[AIM] Transcribe every line from the top down to the line with "import plotly.graph_objects as go", both ends included, but not the pictures.

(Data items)
»»

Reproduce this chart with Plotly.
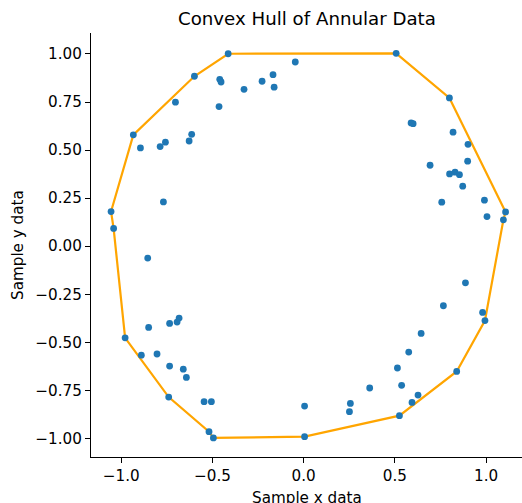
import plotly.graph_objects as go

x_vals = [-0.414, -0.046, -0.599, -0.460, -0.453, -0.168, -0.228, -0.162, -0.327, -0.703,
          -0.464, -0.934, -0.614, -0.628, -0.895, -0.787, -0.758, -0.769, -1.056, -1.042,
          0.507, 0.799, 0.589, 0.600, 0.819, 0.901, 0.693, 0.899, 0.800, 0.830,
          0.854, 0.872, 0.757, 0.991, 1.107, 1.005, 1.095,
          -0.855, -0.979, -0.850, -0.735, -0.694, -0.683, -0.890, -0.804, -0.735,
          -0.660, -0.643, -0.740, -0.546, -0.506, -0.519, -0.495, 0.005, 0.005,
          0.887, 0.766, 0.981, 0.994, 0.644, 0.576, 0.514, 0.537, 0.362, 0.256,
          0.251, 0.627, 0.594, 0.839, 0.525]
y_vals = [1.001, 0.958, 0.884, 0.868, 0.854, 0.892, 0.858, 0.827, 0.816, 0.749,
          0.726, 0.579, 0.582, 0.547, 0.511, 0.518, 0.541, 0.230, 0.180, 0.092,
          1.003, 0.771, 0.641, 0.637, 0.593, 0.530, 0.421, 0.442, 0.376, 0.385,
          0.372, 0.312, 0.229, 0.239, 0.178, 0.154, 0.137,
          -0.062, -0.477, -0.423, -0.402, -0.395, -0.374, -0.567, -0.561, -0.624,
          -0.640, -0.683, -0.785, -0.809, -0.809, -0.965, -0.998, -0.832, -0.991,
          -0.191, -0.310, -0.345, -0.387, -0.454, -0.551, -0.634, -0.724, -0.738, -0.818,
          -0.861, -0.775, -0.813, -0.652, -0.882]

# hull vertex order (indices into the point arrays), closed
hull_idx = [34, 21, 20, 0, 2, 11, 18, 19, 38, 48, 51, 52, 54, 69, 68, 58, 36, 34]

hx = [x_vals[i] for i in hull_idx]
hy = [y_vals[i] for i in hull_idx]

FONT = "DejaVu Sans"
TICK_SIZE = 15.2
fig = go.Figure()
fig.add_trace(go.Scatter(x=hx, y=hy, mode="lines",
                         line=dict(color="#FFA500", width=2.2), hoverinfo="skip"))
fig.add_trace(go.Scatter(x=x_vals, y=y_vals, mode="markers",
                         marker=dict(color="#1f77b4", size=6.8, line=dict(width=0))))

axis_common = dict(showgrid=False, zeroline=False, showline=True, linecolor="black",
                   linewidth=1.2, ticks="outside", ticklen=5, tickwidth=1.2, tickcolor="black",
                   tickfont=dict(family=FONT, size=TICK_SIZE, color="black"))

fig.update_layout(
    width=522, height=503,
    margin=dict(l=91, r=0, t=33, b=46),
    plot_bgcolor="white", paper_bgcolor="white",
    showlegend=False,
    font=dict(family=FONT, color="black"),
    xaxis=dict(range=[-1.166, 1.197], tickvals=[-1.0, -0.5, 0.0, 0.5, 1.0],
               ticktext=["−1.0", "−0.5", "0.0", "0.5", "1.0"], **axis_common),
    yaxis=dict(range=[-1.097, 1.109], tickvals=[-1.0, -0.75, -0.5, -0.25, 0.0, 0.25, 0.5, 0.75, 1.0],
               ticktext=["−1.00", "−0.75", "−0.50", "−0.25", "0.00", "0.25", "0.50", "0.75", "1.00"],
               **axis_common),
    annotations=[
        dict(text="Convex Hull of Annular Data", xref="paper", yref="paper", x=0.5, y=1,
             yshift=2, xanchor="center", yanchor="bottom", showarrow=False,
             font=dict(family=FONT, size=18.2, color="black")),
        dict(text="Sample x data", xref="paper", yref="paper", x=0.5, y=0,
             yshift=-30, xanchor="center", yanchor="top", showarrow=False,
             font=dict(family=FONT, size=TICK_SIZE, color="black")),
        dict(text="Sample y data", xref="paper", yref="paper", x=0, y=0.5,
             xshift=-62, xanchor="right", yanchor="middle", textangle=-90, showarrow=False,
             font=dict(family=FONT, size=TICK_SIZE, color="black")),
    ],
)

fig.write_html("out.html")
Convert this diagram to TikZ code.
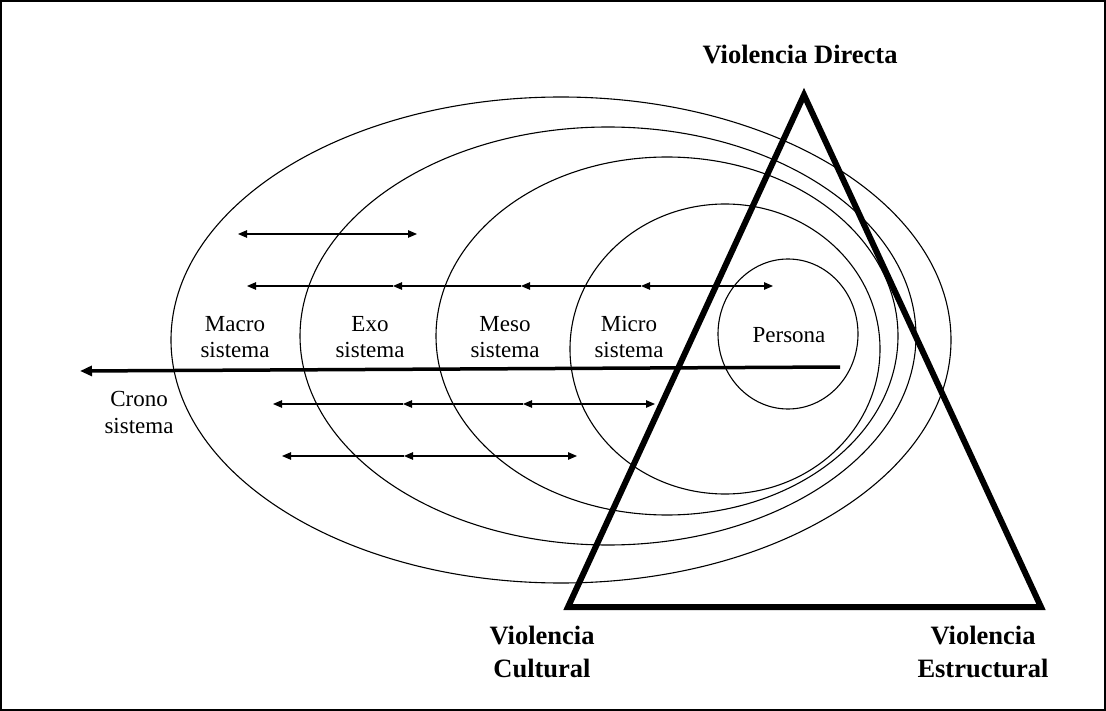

««

[OUTPUT OF THE TASK]
Reproduce this chart with Plotly.
import plotly.graph_objects as go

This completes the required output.